Instructions to follow. Your task is to repeat all of the data exactly while excluding the pictures.

Given information.

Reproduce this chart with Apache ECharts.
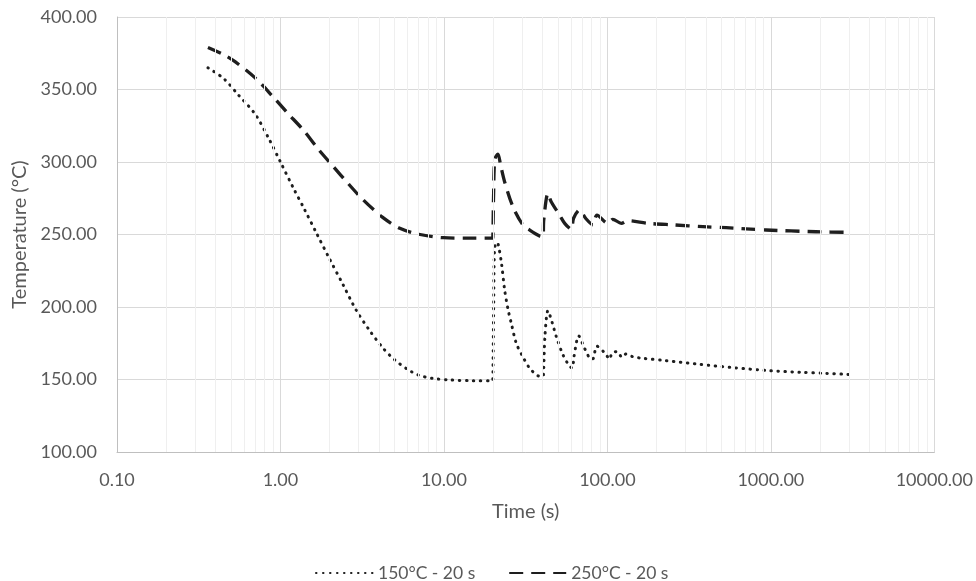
<!DOCTYPE html>
<html>
<head>
<meta charset="utf-8">
<script src="https://cdn.jsdelivr.net/npm/echarts@6/dist/echarts.min.js"></script>
<style>
html,body{margin:0;padding:0;background:#fff;}
#c{width:976px;height:581px;}
</style>
</head>
<body>
<div id="c"></div>
<script>
// Time (s) and temperature (°C) for each series
const t150 = [0.36, 0.45, 0.55, 0.7, 0.85, 1.0, 1.2, 1.4, 1.66, 2.0, 2.4, 2.9, 3.5, 4.25, 5.0, 6.0, 7.0, 8.5, 10.8, 15, 19.9,
  20.05, 20.15, 20.4, 21.0, 21.4, 22.5, 23.5, 24.7, 25.8, 27.7, 30.4, 33.5, 37.6, 40.2, 40.6, 41.5, 43.3, 46, 48.7, 53.5, 58.8, 61,
  62.5, 66.8, 72.5, 79.7, 82, 86.3, 97.5, 103, 107, 114.6, 123, 130, 143, 165, 229, 366, 585, 980, 1500, 2200, 3000];
const temp150 = [365, 357.5, 346.5, 333, 316, 300, 282, 267.5, 251, 233, 216, 198, 184, 171.5, 163.5, 157, 153, 150.8, 149.7, 149.2, 149.2,
  149.3, 200, 240, 244.5, 244, 230, 212, 198, 189, 175, 165.7, 157.7, 152.6, 152, 152.5, 180, 197.5, 189, 179.5, 167, 159, 158,
  166, 180, 171.5, 164, 164.5, 173, 167.6, 164, 168.5, 169.2, 165.3, 167.6, 165.7, 164.6, 163, 160.5, 158.2, 156.1, 155, 154.2, 153.5];

const t250 = [0.36, 0.45, 0.53, 0.7, 0.9, 1.1, 1.38, 1.7, 2.1, 2.6, 3.2, 4.2, 5.37, 7, 9.9, 15, 19.9,
  20.05, 20.15, 20.5, 21.4, 22.2, 23.5, 26.4, 30.4, 33.5, 38.5, 40.4, 40.8, 43.3, 45.3, 51, 54.8, 60.1, 62.1, 67.6, 73.6, 81.5,
  86.3, 100.7, 108, 121.6, 133, 177, 258, 384, 533, 935, 1892, 3020];
const temp250 = [379, 374, 369, 358, 345, 334, 322, 309, 297, 285, 274, 262, 254.3, 250.2, 247.8, 247.5, 247.5,
  247.6, 280, 302, 305.5, 298, 286.4, 269.2, 256.6, 253.1, 249, 248.5, 260, 278.4, 272.6, 263.4, 257.7, 253.6, 261.2, 266.9, 261.2, 256.6,
  263.4, 257.7, 260.5, 257.7, 259.5, 257.7, 256.6, 255.4, 254.7, 253.1, 251.9, 251.5];

const seriesNames = ['150°C - 20 s', '250°C - 20 s'];
const xMin = 0.1, xMax = 10000;
const yMin = 100, yMax = 400, yStep = 50;

const pairs = (t, v) => t.map((x, i) => [x, v[i]]);

// minor log gridlines (2..9 of each decade)
const minorLines = [];
for (let d = xMin; d < xMax; d *= 10) {
  for (let m = 2; m <= 9; m++) minorLines.push({ xAxis: +(d * m).toPrecision(3) });
}

const FONT = 'Lato';
const TXT = '#595959';
const chart = echarts.init(document.getElementById('c'), null, { renderer: 'canvas' });
chart.setOption({
  animation: false,
  textStyle: { fontFamily: FONT },
  grid: { left: 117, right: 41, top: 17, bottom: 129, containLabel: false },
  legend: {
    top: 559,
    left: 310,
    itemWidth: 57,
    itemHeight: 14,
    itemGap: 33,
    itemStyle: { opacity: 0 },
    textStyle: { color: TXT, fontSize: 17.5, fontFamily: FONT },
    data: seriesNames
  },
  xAxis: {
    type: 'log',
    logBase: 10,
    min: xMin,
    max: xMax,
    name: 'Time (s)',
    nameLocation: 'middle',
    nameGap: 50,
    nameTextStyle: { color: TXT, fontSize: 20, fontFamily: FONT },
    axisLine: { show: true, lineStyle: { color: '#bfbfbf', width: 1 } },
    axisTick: { show: false },
    axisLabel: { color: TXT, fontSize: 18, margin: 19, formatter: v => Number(v).toFixed(2) },
    splitLine: { show: true, lineStyle: { color: '#d9d9d9', width: 1 } },
    minorTick: { show: false },
    minorSplitLine: { show: false }
  },
  yAxis: {
    type: 'value',
    min: yMin,
    max: yMax,
    interval: yStep,
    name: 'Temperature (°C)',
    nameLocation: 'middle',
    nameGap: 85,
    nameTextStyle: { color: TXT, fontSize: 20, fontFamily: FONT },
    axisLine: { show: true, lineStyle: { color: '#bfbfbf', width: 1 } },
    axisTick: { show: false },
    axisLabel: { color: TXT, fontSize: 18, margin: 20, formatter: v => Number(v).toFixed(2) },
    splitLine: { show: true, lineStyle: { color: '#d9d9d9', width: 1 } }
  },
  series: [
    {
      name: '__minor',
      type: 'line',
      data: [],
      z: 1,
      silent: true,
      markLine: {
        silent: true,
        symbol: ['none', 'none'],
        label: { show: false },
        emphasis: { disabled: true },
        animation: false,
        lineStyle: { type: 'solid', color: '#efefef', width: 1 },
        data: minorLines
      }
    },
    {
      name: seriesNames[0],
      type: 'line',
      data: pairs(t150, temp150),
      z: 3,
      showSymbol: false,
      symbol: 'none',
      smooth: 0.3,
      lineStyle: { color: '#1e1e1e', width: 3, type: [0.5, 6.5], cap: 'round', join: 'round' },
      itemStyle: { color: '#1e1e1e' }
    },
    {
      name: seriesNames[1],
      type: 'line',
      data: pairs(t250, temp250),
      z: 3,
      showSymbol: false,
      symbol: 'none',
      smooth: 0.3,
      lineStyle: { color: '#1e1e1e', width: 3.3, type: [14, 8], cap: 'butt', join: 'round' },
      itemStyle: { color: '#1e1e1e' }
    }
  ]
});
</script>
</body>
</html>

Correct result.
Reproduce this chart with Apache ECharts.
<!DOCTYPE html>
<html>
<head>
<meta charset="utf-8">
<script src="https://cdn.jsdelivr.net/npm/echarts@6/dist/echarts.min.js"></script>
<style>
html,body{margin:0;padding:0;background:#fff;}
#c{width:976px;height:581px;}
</style>
</head>
<body>
<div id="c"></div>
<script>
// Time (s) and temperature (°C) for each series
const t150 = [0.36, 0.45, 0.55, 0.7, 0.85, 1.0, 1.2, 1.4, 1.66, 2.0, 2.4, 2.9, 3.5, 4.25, 5.0, 6.0, 7.0, 8.5, 10.8, 15, 19.9,
  20.05, 20.15, 20.4, 21.0, 21.4, 22.5, 23.5, 24.7, 25.8, 27.7, 30.4, 33.5, 37.6, 40.2, 40.6, 41.5, 43.3, 46, 48.7, 53.5, 58.8, 61,
  62.5, 66.8, 72.5, 79.7, 82, 86.3, 97.5, 103, 107, 114.6, 123, 130, 143, 165, 229, 366, 585, 980, 1500, 2200, 3000];
const temp150 = [365, 357.5, 346.5, 333, 316, 300, 282, 267.5, 251, 233, 216, 198, 184, 171.5, 163.5, 157, 153, 150.8, 149.7, 149.2, 149.2,
  149.3, 200, 240, 244.5, 244, 230, 212, 198, 189, 175, 165.7, 157.7, 152.6, 152, 152.5, 180, 197.5, 189, 179.5, 167, 159, 158,
  166, 180, 171.5, 164, 164.5, 173, 167.6, 164, 168.5, 169.2, 165.3, 167.6, 165.7, 164.6, 163, 160.5, 158.2, 156.1, 155, 154.2, 153.5];

const t250 = [0.36, 0.45, 0.53, 0.7, 0.9, 1.1, 1.38, 1.7, 2.1, 2.6, 3.2, 4.2, 5.37, 7, 9.9, 15, 19.9,
  20.05, 20.15, 20.5, 21.4, 22.2, 23.5, 26.4, 30.4, 33.5, 38.5, 40.4, 40.8, 43.3, 45.3, 51, 54.8, 60.1, 62.1, 67.6, 73.6, 81.5,
  86.3, 100.7, 108, 121.6, 133, 177, 258, 384, 533, 935, 1892, 3020];
const temp250 = [379, 374, 369, 358, 345, 334, 322, 309, 297, 285, 274, 262, 254.3, 250.2, 247.8, 247.5, 247.5,
  247.6, 280, 302, 305.5, 298, 286.4, 269.2, 256.6, 253.1, 249, 248.5, 260, 278.4, 272.6, 263.4, 257.7, 253.6, 261.2, 266.9, 261.2, 256.6,
  263.4, 257.7, 260.5, 257.7, 259.5, 257.7, 256.6, 255.4, 254.7, 253.1, 251.9, 251.5];

const seriesNames = ['150°C - 20 s', '250°C - 20 s'];
const xMin = 0.1, xMax = 10000;
const yMin = 100, yMax = 400, yStep = 50;

const pairs = (t, v) => t.map((x, i) => [x, v[i]]);

// minor log gridlines (2..9 of each decade)
const minorLines = [];
for (let d = xMin; d < xMax; d *= 10) {
  for (let m = 2; m <= 9; m++) minorLines.push({ xAxis: +(d * m).toPrecision(3) });
}

const FONT = 'Lato';
const TXT = '#595959';
const chart = echarts.init(document.getElementById('c'), null, { renderer: 'canvas' });
chart.setOption({
  animation: false,
  textStyle: { fontFamily: FONT },
  grid: { left: 117, right: 41, top: 17, bottom: 129, containLabel: false },
  legend: {
    top: 559,
    left: 310,
    itemWidth: 57,
    itemHeight: 14,
    itemGap: 33,
    itemStyle: { opacity: 0 },
    textStyle: { color: TXT, fontSize: 17.5, fontFamily: FONT },
    data: seriesNames
  },
  xAxis: {
    type: 'log',
    logBase: 10,
    min: xMin,
    max: xMax,
    name: 'Time (s)',
    nameLocation: 'middle',
    nameGap: 50,
    nameTextStyle: { color: TXT, fontSize: 20, fontFamily: FONT },
    axisLine: { show: true, lineStyle: { color: '#bfbfbf', width: 1 } },
    axisTick: { show: false },
    axisLabel: { color: TXT, fontSize: 18, margin: 19, formatter: v => Number(v).toFixed(2) },
    splitLine: { show: true, lineStyle: { color: '#d9d9d9', width: 1 } },
    minorTick: { show: false },
    minorSplitLine: { show: false }
  },
  yAxis: {
    type: 'value',
    min: yMin,
    max: yMax,
    interval: yStep,
    name: 'Temperature (°C)',
    nameLocation: 'middle',
    nameGap: 85,
    nameTextStyle: { color: TXT, fontSize: 20, fontFamily: FONT },
    axisLine: { show: true, lineStyle: { color: '#bfbfbf', width: 1 } },
    axisTick: { show: false },
    axisLabel: { color: TXT, fontSize: 18, margin: 20, formatter: v => Number(v).toFixed(2) },
    splitLine: { show: true, lineStyle: { color: '#d9d9d9', width: 1 } }
  },
  series: [
    {
      name: '__minor',
      type: 'line',
      data: [],
      z: 1,
      silent: true,
      markLine: {
        silent: true,
        symbol: ['none', 'none'],
        label: { show: false },
        emphasis: { disabled: true },
        animation: false,
        lineStyle: { type: 'solid', color: '#efefef', width: 1 },
        data: minorLines
      }
    },
    {
      name: seriesNames[0],
      type: 'line',
      data: pairs(t150, temp150),
      z: 3,
      showSymbol: false,
      symbol: 'none',
      smooth: 0.3,
      lineStyle: { color: '#1e1e1e', width: 3, type: [0.5, 6.5], cap: 'round', join: 'round' },
      itemStyle: { color: '#1e1e1e' }
    },
    {
      name: seriesNames[1],
      type: 'line',
      data: pairs(t250, temp250),
      z: 3,
      showSymbol: false,
      symbol: 'none',
      smooth: 0.3,
      lineStyle: { color: '#1e1e1e', width: 3.3, type: [14, 8], cap: 'butt', join: 'round' },
      itemStyle: { color: '#1e1e1e' }
    }
  ]
});
</script>
</body>
</html>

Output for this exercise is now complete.